Date: 2024-06-13 01:38 pm (UTC)
rhoda_rants: Black and white phote of Keanu Reeves and River Phoenix on set of "My Own Private Idaho" (keanu reeves)
From: [personal profile] rhoda_rants
LOL that title. Keanu doesn't deserve that! I did find out about scammer hubs not too long ago, I think from either Steven Colbert or John Oliver did a segment on them. Really scary stuff. The idea that people are terrible enough to even come up with a setup like that makes me feel sick.

I read a historical fantasy novel you might like, by the way: Emily Wilde's Encyclopedia of Faeries by Heather Fawcett. It's structured like found pages of an academic journal written by the title character, taking notes of the local customs and superstitions of the place she's exploring to get more familiar with the Fae that hang out there.
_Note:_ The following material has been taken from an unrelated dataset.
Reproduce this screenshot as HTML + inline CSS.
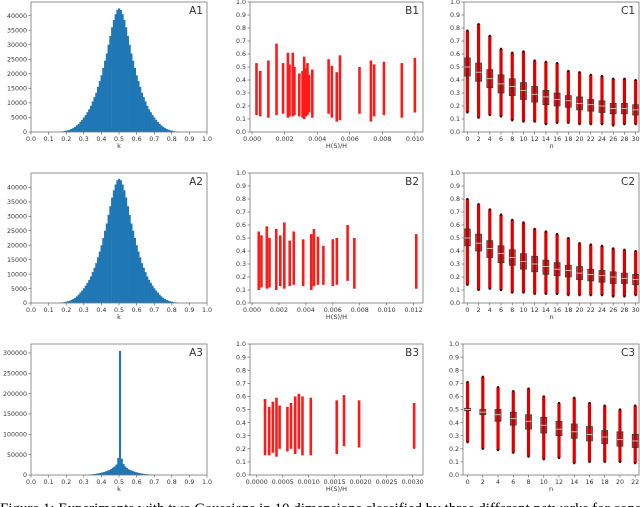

Fae are an undisputed fact in this universe, and she's one of the premiere experts on it, like a fantastical archeologist. There is a romance, but it's paced perfectly for me, and there's a couple of casually queer characters I wasn't expecting, who are unquestionably welcomed by their community. I know our reading tastes don't always align, but that one made me think of you!

Date: 2024-06-20 01:50 am (UTC)
nytshd3: (Default)
From: [personal profile] nytshd3
Well it sounds like the Keanu Reeves title is more serious than i'd hoped! But man, it is scary, and it's even scarier because people get sucked into it and have such a terrible hard time letting it go too, meanwhile they're getting bled dry. And it's everywhere, I even had a guy try to (I'm 99% sure) hook me in on words with friends back before I instituted my 'no chat' policy. He was telling me that he was working overseas, it was hard, they were going to be moving him somewhere else soon, where was i from, etc. He made a couple of romantic type comments and I told him I was very happily in love with my partner, which he just totally ignored. it's easy to see how someone could be sucked in, especially if they're lonely and looking for love.

BUmmer that the Attenberg novel wasn't as good as her other stuff!

My side of the river sounds good, but so painful! Ugh!

Are you going to be using stuff from Feast of Sorrow in your fics??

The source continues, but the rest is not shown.